■ WHAT YOU HAVE TO DO ■
Return nothing but the lines from the one with "Output the LaTeX" through the one with "(shoptext) at (530,1013)" in the data below, word for word and without pictures.

>>>>>

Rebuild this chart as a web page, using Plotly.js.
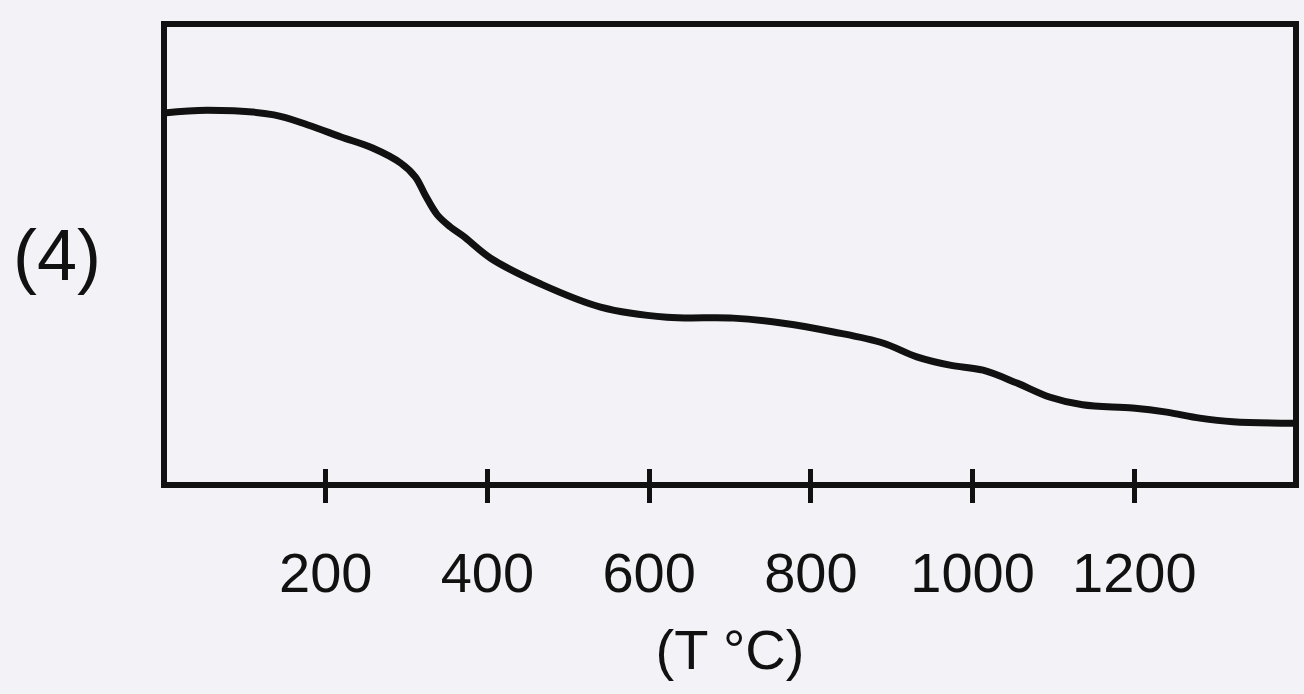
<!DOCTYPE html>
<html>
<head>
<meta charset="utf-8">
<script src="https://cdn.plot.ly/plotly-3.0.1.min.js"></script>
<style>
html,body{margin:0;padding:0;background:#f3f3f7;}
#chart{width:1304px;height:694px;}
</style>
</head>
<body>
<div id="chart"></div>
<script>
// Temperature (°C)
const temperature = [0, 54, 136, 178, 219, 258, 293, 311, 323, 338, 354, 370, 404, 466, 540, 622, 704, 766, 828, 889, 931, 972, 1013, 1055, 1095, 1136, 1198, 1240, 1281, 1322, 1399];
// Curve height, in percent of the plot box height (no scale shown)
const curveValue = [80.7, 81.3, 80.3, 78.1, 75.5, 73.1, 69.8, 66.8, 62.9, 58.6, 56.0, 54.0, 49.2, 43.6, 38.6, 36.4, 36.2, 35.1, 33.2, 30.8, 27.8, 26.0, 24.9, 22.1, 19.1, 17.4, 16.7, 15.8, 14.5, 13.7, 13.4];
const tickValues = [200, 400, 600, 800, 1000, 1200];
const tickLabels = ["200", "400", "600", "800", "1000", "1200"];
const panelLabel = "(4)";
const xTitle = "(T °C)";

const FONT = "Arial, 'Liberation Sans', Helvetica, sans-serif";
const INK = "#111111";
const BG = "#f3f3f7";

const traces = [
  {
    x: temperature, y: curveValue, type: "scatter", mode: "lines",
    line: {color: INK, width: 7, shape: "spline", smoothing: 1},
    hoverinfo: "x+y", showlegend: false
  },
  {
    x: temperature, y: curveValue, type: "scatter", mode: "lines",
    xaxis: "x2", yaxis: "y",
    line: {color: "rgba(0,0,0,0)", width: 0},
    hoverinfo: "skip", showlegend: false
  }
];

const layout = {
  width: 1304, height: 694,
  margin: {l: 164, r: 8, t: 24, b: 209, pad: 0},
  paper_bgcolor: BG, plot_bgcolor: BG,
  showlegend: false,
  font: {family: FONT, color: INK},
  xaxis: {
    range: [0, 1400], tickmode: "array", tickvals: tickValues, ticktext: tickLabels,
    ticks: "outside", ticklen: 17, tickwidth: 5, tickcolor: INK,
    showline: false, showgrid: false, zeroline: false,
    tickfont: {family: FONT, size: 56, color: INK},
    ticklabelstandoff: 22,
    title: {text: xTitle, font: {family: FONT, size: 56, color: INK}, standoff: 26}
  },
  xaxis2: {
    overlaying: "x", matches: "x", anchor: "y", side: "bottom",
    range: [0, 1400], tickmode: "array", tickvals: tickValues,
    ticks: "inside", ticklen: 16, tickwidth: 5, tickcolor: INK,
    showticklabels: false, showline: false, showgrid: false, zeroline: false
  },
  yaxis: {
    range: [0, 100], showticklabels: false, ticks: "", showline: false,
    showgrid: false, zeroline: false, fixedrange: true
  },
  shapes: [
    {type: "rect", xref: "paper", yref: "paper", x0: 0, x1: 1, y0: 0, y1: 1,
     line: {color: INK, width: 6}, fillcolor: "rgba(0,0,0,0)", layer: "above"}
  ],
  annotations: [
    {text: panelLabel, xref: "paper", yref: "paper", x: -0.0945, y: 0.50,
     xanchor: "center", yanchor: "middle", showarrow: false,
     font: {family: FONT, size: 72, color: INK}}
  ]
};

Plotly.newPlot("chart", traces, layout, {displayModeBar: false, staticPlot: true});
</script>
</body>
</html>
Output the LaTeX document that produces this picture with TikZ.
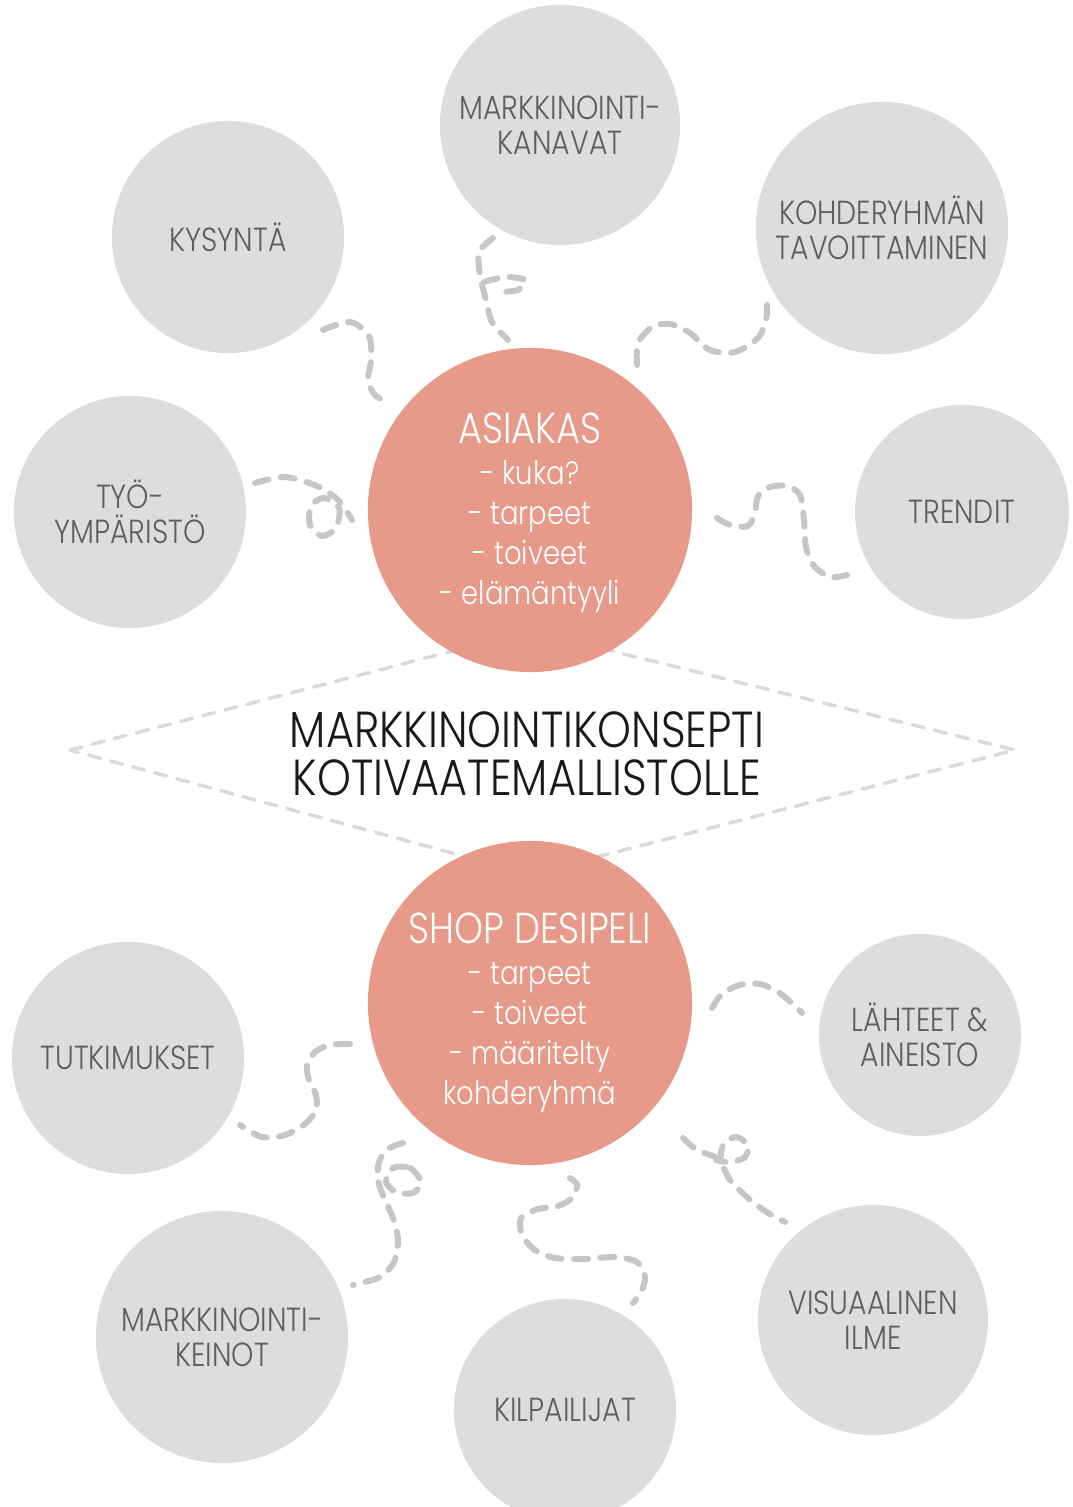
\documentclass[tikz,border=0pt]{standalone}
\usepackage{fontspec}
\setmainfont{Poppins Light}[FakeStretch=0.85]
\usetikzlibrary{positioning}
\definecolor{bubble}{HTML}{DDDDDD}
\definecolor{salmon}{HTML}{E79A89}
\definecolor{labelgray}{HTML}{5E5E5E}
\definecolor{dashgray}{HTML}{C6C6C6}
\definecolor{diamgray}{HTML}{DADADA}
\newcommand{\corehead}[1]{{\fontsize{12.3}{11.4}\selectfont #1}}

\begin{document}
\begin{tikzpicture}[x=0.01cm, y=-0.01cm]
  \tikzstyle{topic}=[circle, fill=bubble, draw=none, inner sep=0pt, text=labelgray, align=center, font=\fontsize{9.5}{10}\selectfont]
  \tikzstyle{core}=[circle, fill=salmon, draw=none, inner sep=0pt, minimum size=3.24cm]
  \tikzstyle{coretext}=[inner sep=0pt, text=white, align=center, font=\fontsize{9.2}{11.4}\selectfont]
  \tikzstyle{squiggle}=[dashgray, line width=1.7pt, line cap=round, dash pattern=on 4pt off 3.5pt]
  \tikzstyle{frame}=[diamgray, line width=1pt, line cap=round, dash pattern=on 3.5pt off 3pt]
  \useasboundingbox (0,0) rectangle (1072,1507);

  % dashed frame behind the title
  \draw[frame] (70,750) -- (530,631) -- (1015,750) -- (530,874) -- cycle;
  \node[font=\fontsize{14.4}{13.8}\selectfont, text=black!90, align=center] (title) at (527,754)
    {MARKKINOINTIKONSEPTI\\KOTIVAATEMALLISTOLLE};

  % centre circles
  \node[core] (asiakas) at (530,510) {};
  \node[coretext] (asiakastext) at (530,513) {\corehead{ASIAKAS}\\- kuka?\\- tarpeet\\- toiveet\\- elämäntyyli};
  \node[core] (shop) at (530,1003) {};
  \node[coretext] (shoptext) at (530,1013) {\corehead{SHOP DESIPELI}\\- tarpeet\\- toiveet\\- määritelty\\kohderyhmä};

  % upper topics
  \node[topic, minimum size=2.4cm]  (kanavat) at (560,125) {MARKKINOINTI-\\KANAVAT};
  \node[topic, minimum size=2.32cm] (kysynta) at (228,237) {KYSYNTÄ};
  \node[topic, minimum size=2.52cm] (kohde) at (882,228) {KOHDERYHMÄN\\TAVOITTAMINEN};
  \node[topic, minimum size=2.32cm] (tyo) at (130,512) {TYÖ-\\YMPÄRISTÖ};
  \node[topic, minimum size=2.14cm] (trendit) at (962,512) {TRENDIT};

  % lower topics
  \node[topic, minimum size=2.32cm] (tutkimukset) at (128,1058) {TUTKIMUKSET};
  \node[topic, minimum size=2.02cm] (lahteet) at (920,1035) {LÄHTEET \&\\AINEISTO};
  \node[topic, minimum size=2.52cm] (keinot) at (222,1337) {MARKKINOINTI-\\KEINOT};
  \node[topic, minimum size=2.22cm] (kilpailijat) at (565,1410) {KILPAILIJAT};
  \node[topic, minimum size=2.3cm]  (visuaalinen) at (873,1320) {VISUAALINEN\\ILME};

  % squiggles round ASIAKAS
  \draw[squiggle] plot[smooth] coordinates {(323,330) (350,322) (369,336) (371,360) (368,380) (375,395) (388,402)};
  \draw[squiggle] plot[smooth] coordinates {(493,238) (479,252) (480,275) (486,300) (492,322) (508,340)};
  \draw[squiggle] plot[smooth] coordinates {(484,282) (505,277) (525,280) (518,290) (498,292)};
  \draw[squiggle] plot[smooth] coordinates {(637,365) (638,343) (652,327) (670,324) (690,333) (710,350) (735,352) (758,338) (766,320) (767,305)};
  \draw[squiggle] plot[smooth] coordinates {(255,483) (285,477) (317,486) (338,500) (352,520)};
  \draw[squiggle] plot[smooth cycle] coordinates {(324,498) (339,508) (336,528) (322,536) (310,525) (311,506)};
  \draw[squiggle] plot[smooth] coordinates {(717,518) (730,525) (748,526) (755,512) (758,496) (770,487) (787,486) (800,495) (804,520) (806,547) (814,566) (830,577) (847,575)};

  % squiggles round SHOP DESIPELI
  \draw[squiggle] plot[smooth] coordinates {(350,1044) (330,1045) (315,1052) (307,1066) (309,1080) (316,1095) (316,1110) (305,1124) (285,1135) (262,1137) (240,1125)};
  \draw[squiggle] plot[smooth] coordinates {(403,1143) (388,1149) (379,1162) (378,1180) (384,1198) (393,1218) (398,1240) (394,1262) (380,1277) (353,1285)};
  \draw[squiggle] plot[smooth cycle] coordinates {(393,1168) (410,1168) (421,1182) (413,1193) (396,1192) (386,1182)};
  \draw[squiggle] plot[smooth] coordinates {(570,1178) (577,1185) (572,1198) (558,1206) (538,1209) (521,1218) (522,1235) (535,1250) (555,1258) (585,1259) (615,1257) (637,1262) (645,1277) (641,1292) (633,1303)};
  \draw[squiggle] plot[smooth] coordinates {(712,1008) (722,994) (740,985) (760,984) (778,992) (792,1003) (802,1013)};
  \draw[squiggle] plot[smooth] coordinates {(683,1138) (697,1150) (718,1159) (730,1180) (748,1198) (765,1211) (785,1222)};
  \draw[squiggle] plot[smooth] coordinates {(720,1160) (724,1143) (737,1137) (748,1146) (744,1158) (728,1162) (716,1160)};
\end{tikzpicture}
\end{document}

<<<<<

■ RESPONSE TO THIS EXERCISE ■
Output the LaTeX document that produces this picture with TikZ.
\documentclass[tikz,border=0pt]{standalone}
\usepackage{fontspec}
\setmainfont{Poppins Light}[FakeStretch=0.85]
\usetikzlibrary{positioning}
\definecolor{bubble}{HTML}{DDDDDD}
\definecolor{salmon}{HTML}{E79A89}
\definecolor{labelgray}{HTML}{5E5E5E}
\definecolor{dashgray}{HTML}{C6C6C6}
\definecolor{diamgray}{HTML}{DADADA}
\newcommand{\corehead}[1]{{\fontsize{12.3}{11.4}\selectfont #1}}

\begin{document}
\begin{tikzpicture}[x=0.01cm, y=-0.01cm]
  \tikzstyle{topic}=[circle, fill=bubble, draw=none, inner sep=0pt, text=labelgray, align=center, font=\fontsize{9.5}{10}\selectfont]
  \tikzstyle{core}=[circle, fill=salmon, draw=none, inner sep=0pt, minimum size=3.24cm]
  \tikzstyle{coretext}=[inner sep=0pt, text=white, align=center, font=\fontsize{9.2}{11.4}\selectfont]
  \tikzstyle{squiggle}=[dashgray, line width=1.7pt, line cap=round, dash pattern=on 4pt off 3.5pt]
  \tikzstyle{frame}=[diamgray, line width=1pt, line cap=round, dash pattern=on 3.5pt off 3pt]
  \useasboundingbox (0,0) rectangle (1072,1507);

  % dashed frame behind the title
  \draw[frame] (70,750) -- (530,631) -- (1015,750) -- (530,874) -- cycle;
  \node[font=\fontsize{14.4}{13.8}\selectfont, text=black!90, align=center] (title) at (527,754)
    {MARKKINOINTIKONSEPTI\\KOTIVAATEMALLISTOLLE};

  % centre circles
  \node[core] (asiakas) at (530,510) {};
  \node[coretext] (asiakastext) at (530,513) {\corehead{ASIAKAS}\\- kuka?\\- tarpeet\\- toiveet\\- elämäntyyli};
  \node[core] (shop) at (530,1003) {};
  \node[coretext] (shoptext) at (530,1013) {\corehead{SHOP DESIPELI}\\- tarpeet\\- toiveet\\- määritelty\\kohderyhmä};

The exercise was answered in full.